*To be done*:
Copy the records below word for word, from the first line through the line that contains "2.063, 2.165, 2.32];", and leave out any pictures.

-- START --

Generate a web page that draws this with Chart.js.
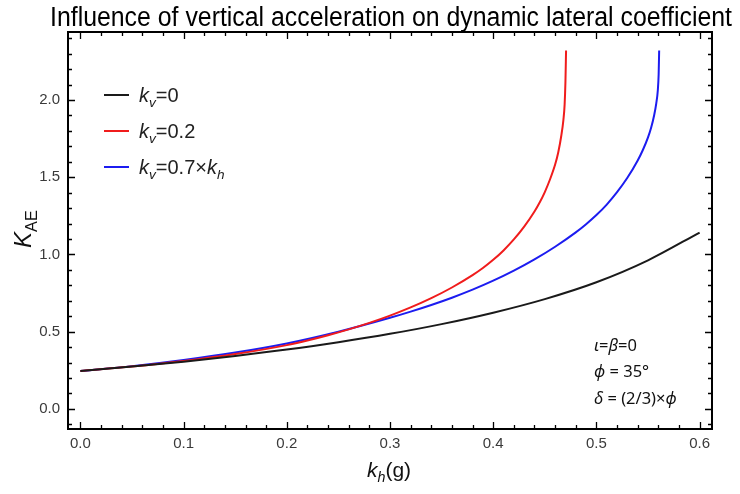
<!DOCTYPE html>
<html>
<head>
<meta charset="utf-8">
<script src="https://cdn.jsdelivr.net/npm/chart.js@4.4.1/dist/chart.umd.min.js"></script>
<style>
  html, body { margin: 0; padding: 0; background: #fff; }
  #wrap { width: 740px; height: 494px; }
</style>
</head>
<body>
<div id="wrap"><canvas id="chart" width="740" height="494"></canvas></div>
<script>
// kv = 0
var khBlack  = [0, 0.05, 0.1, 0.15, 0.2, 0.25, 0.3, 0.35, 0.4, 0.45, 0.5, 0.55, 0.6];
var kaeBlack = [0.245, 0.274, 0.306, 0.343, 0.384, 0.432, 0.486, 0.549, 0.623, 0.711, 0.82, 0.962, 1.142];

// kv = 0.2
var khRed  = [0, 0.05, 0.1, 0.15, 0.2, 0.22, 0.24, 0.26, 0.28, 0.3, 0.32, 0.34, 0.36, 0.38, 0.39, 0.4, 0.41, 0.42, 0.43, 0.44, 0.445, 0.45, 0.455, 0.46, 0.463, 0.466, 0.468, 0.4692, 0.47, 0.4706];
var kaeRed = [0.245, 0.274, 0.31, 0.355, 0.413, 0.443, 0.477, 0.515, 0.557, 0.604, 0.657, 0.717, 0.786, 0.866, 0.912, 0.965, 1.026, 1.097, 1.18, 1.278, 1.336, 1.404, 1.485, 1.582, 1.66, 1.77, 1.87, 1.97, 2.12, 2.32];

// kv = 0.7 x kh
var khBlue  = [0, 0.05, 0.1, 0.15, 0.2, 0.25, 0.3, 0.32, 0.34, 0.36, 0.38, 0.4, 0.42, 0.44, 0.46, 0.48, 0.49, 0.5, 0.51, 0.52, 0.53, 0.54, 0.545, 0.55, 0.553, 0.556, 0.558, 0.5595, 0.5603, 0.5608];
var kaeBlue = [0.245, 0.277, 0.317, 0.365, 0.424, 0.50, 0.59, 0.63, 0.673, 0.72, 0.772, 0.83, 0.895, 0.968, 1.05, 1.143, 1.196, 1.255, 1.323, 1.403, 1.496, 1.608, 1.676, 1.758, 1.82, 1.903, 1.978, 2.063, 2.165, 2.32];

var xTicks = [0, 0.1, 0.2, 0.3, 0.4, 0.5, 0.6];
var yTicks = [0, 0.5, 1.0, 1.5, 2.0];

var titleText = "Influence of vertical acceleration on dynamic lateral coefficient";

function pts(xs, ys) {
  return xs.map(function (x, i) { return { x: x, y: ys[i] }; });
}

// draws text made of parts, some italic and/or subscript
function drawRich(ctx, x, y, parts, size, family, align) {
  var w = 0;
  parts.forEach(function (p) {
    var s = p.sub ? size * 0.68 : size;
    ctx.font = (p.it ? "italic " : "") + s + "px " + family;
    p.w = ctx.measureText(p.t).width;
    w += p.w;
  });
  var cx = align === "center" ? x - w / 2 : x;
  parts.forEach(function (p) {
    var s = p.sub ? size * 0.68 : size;
    ctx.font = (p.it ? "italic " : "") + s + "px " + family;
    ctx.fillText(p.t, cx, y + (p.sub ? size * 0.26 : 0));
    cx += p.w;
  });
}

var framePlugin = {
  id: "frame",
  afterDraw: function (chart) {
    var ctx = chart.ctx, a = chart.chartArea;
    var sx = chart.scales.x, sy = chart.scales.y;
    ctx.save();
    ctx.strokeStyle = "#000";
    ctx.lineWidth = 1.3;
    // x ticks, bottom and top
    for (var i = 0; i <= 30; i++) {
      var px = Math.round(sx.getPixelForValue(i * 0.02)) + 0.5;
      var len = i % 5 === 0 ? 7 : 4;
      ctx.beginPath();
      ctx.moveTo(px, a.bottom); ctx.lineTo(px, a.bottom - len);
      ctx.moveTo(px, a.top); ctx.lineTo(px, a.top + len);
      ctx.stroke();
    }
    // y ticks, left and right
    for (var j = -1; j <= 24; j++) {
      var py = Math.round(sy.getPixelForValue(j * 0.1)) + 0.5;
      var ln = j % 5 === 0 ? 7 : 4;
      ctx.beginPath();
      ctx.moveTo(a.left, py); ctx.lineTo(a.left + ln, py);
      ctx.moveTo(a.right, py); ctx.lineTo(a.right - ln, py);
      ctx.stroke();
    }
    ctx.lineWidth = 2;
    ctx.strokeRect(a.left, a.top, a.right - a.left, a.bottom - a.top);

    // title, squeezed to the width of the reference
    ctx.fillStyle = "#000";
    ctx.textBaseline = "alphabetic";
    ctx.font = "27px 'Liberation Sans Narrow', 'Arial Narrow', 'Liberation Sans', sans-serif";
    var tw = ctx.measureText(titleText).width;
    var k = Math.min(1, 682 / tw);
    ctx.save();
    ctx.translate(391, 26);
    ctx.scale(k, 1);
    ctx.textAlign = "center";
    ctx.fillText(titleText, 0, 0);
    ctx.restore();
    ctx.textAlign = "left";

    // legend
    var fam = "'Liberation Sans', Arial, sans-serif";
    var legend = [
      [{ t: "k", it: true }, { t: "v", it: true, sub: true }, { t: "=0" }],
      [{ t: "k", it: true }, { t: "v", it: true, sub: true }, { t: "=0.2" }],
      [{ t: "k", it: true }, { t: "v", it: true, sub: true }, { t: "=0.7×" }, { t: "k", it: true }, { t: "h", it: true, sub: true }]
    ];
    var ly = [95, 131, 167];
    chart.data.datasets.forEach(function (ds, n) {
      ctx.strokeStyle = ds.borderColor;
      ctx.lineWidth = 2;
      ctx.beginPath();
      ctx.moveTo(104, ly[n]); ctx.lineTo(129, ly[n]);
      ctx.stroke();
      ctx.fillStyle = "#222";
      drawRich(ctx, 139, ly[n] + 7, legend[n], 20, fam, "left");
    });

    // axis titles
    ctx.fillStyle = "#111";
    drawRich(ctx, 389, 477, [{ t: "k", it: true }, { t: "h", it: true, sub: true }, { t: "(g)" }], 21, fam, "center");
    ctx.save();
    ctx.translate(31, 229);
    ctx.rotate(-Math.PI / 2);
    drawRich(ctx, 0, 0, [{ t: "K", it: true }, { t: "AE", sub: true }], 24, fam, "center");
    ctx.restore();

    // parameter notes
    var nf = "'Noto Sans', 'Open Sans', sans-serif";
    ctx.fillStyle = "#111";
    drawRich(ctx, 594, 351, [{ t: "ι", it: true }, { t: "=" }, { t: "β", it: true }, { t: "=0" }], 16.5, nf, "left");
    drawRich(ctx, 594, 377, [{ t: "ϕ", it: true }, { t: " = 35°" }], 16.5, nf, "left");
    drawRich(ctx, 594, 404, [{ t: "δ", it: true }, { t: " = (2/3)×" }, { t: "ϕ", it: true }], 16.5, nf, "left");
    ctx.restore();
  }
};

var tickFont = { family: "'Liberation Sans', Arial, sans-serif", size: 15 };

new Chart(document.getElementById("chart").getContext("2d"), {
  type: "line",
  data: {
    datasets: [
      { label: "kv=0", data: pts(khBlack, kaeBlack), borderColor: "#1a1a1a" },
      { label: "kv=0.2", data: pts(khRed, kaeRed), borderColor: "#f01c1c" },
      { label: "kv=0.7kh", data: pts(khBlue, kaeBlue), borderColor: "#1c1cf0" }
    ]
  },
  options: {
    responsive: false,
    animation: false,
    devicePixelRatio: 1,
    layout: { padding: { top: 32, right: 28, left: 0, bottom: 0 } },
    elements: {
      point: { radius: 0 },
      line: { borderWidth: 2, cubicInterpolationMode: "monotone", fill: false }
    },
    plugins: {
      legend: { display: false },
      title: { display: false },
      tooltip: { enabled: false }
    },
    scales: {
      x: {
        type: "linear",
        min: -0.012,
        max: 0.612,
        grid: { display: false, drawTicks: false },
        border: { display: false },
        ticks: {
          font: tickFont, color: "#3a3a3a", padding: 6,
          callback: function (v) { return v.toFixed(1); }
        },
        afterBuildTicks: function (s) { s.ticks = xTicks.map(function (v) { return { value: v }; }); },
        afterFit: function (s) { s.height = 65; }
      },
      y: {
        type: "linear",
        min: -0.13,
        max: 2.44,
        grid: { display: false, drawTicks: false },
        border: { display: false },
        ticks: {
          font: tickFont, color: "#3a3a3a", padding: 8,
          callback: function (v) { return v.toFixed(1); }
        },
        afterBuildTicks: function (s) { s.ticks = yTicks.map(function (v) { return { value: v }; }); },
        afterFit: function (s) { s.width = 68; }
      }
    }
  },
  plugins: [framePlugin]
});
</script>
</body>
</html>
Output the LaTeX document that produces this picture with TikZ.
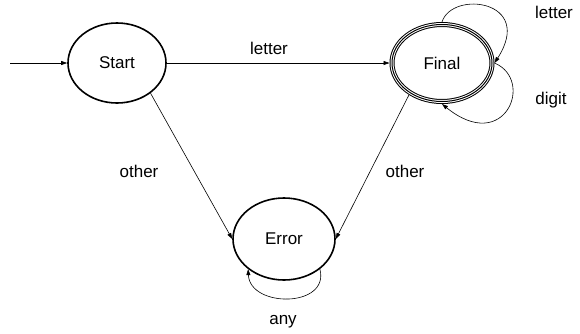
\documentclass[tikz,border=0pt]{standalone}
\usepackage{fontspec}
\setmainfont{Liberation Sans}
\usetikzlibrary{shapes.geometric,arrows.meta}
\tikzset{
  state/.style={ellipse, draw, line width=1.6pt, inner sep=0pt, minimum width=98pt, minimum height=80pt, font=\fontsize{17}{20}\selectfont},
  finalstate/.style={ellipse, draw, line width=5pt, inner sep=0pt, minimum width=100pt, minimum height=77pt, font=\fontsize{17}{20}\selectfont,
     postaction={draw=white, line width=3pt}, postaction={draw=black, line width=1pt}},
  lbl/.style={font=\fontsize{17}{20}\selectfont, inner sep=0pt},
  arr/.style={draw, line width=0.6pt, -{Triangle[length=6pt,width=4pt]}}
}
\begin{document}
\begin{tikzpicture}[x=1pt,y=-1pt]
\useasboundingbox (0,0) rectangle (580,333);
\node[state] (Start) at (117,63) {Start};
\node[finalstate] (Final) at (442,63) {Final};
\node[state, minimum width=102pt, minimum height=82pt] (Error) at (284,239) {Error};
\coordinate (in) at (10,63);
\draw[arr] (in) -- (Start);
\draw[arr] (Start) -- (Final);
\node[lbl] (l1) at (269,48) {letter};
\draw[arr] (Start.-42) -- (Error.west);
\node[lbl] (l2) at (139,171) {other};
\draw[arr] (Final.224) -- (Error.east);
\node[lbl] (l3) at (405,171) {other};
\draw[arr] (Final.north) .. controls (452,-10) and (535,0) .. (Final.east);
\node[lbl] (l4) at (554,12) {letter};
\draw[arr] (Final.east) .. controls (535,80) and (505,155) .. (Final.south);
\node[lbl] (l5) at (551,100) {digit};
\draw[arr] (Error.-40) .. controls (330,308) and (250,308) .. (Error.-140);
\node[lbl] (l6) at (283,322) {any};
\end{tikzpicture}
\end{document}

-- END --

*Response for this exercise*:
Generate a web page that draws this with Chart.js.
<!DOCTYPE html>
<html>
<head>
<meta charset="utf-8">
<script src="https://cdn.jsdelivr.net/npm/chart.js@4.4.1/dist/chart.umd.min.js"></script>
<style>
  html, body { margin: 0; padding: 0; background: #fff; }
  #wrap { width: 740px; height: 494px; }
</style>
</head>
<body>
<div id="wrap"><canvas id="chart" width="740" height="494"></canvas></div>
<script>
// kv = 0
var khBlack  = [0, 0.05, 0.1, 0.15, 0.2, 0.25, 0.3, 0.35, 0.4, 0.45, 0.5, 0.55, 0.6];
var kaeBlack = [0.245, 0.274, 0.306, 0.343, 0.384, 0.432, 0.486, 0.549, 0.623, 0.711, 0.82, 0.962, 1.142];

// kv = 0.2
var khRed  = [0, 0.05, 0.1, 0.15, 0.2, 0.22, 0.24, 0.26, 0.28, 0.3, 0.32, 0.34, 0.36, 0.38, 0.39, 0.4, 0.41, 0.42, 0.43, 0.44, 0.445, 0.45, 0.455, 0.46, 0.463, 0.466, 0.468, 0.4692, 0.47, 0.4706];
var kaeRed = [0.245, 0.274, 0.31, 0.355, 0.413, 0.443, 0.477, 0.515, 0.557, 0.604, 0.657, 0.717, 0.786, 0.866, 0.912, 0.965, 1.026, 1.097, 1.18, 1.278, 1.336, 1.404, 1.485, 1.582, 1.66, 1.77, 1.87, 1.97, 2.12, 2.32];

// kv = 0.7 x kh
var khBlue  = [0, 0.05, 0.1, 0.15, 0.2, 0.25, 0.3, 0.32, 0.34, 0.36, 0.38, 0.4, 0.42, 0.44, 0.46, 0.48, 0.49, 0.5, 0.51, 0.52, 0.53, 0.54, 0.545, 0.55, 0.553, 0.556, 0.558, 0.5595, 0.5603, 0.5608];
var kaeBlue = [0.245, 0.277, 0.317, 0.365, 0.424, 0.50, 0.59, 0.63, 0.673, 0.72, 0.772, 0.83, 0.895, 0.968, 1.05, 1.143, 1.196, 1.255, 1.323, 1.403, 1.496, 1.608, 1.676, 1.758, 1.82, 1.903, 1.978, 2.063, 2.165, 2.32];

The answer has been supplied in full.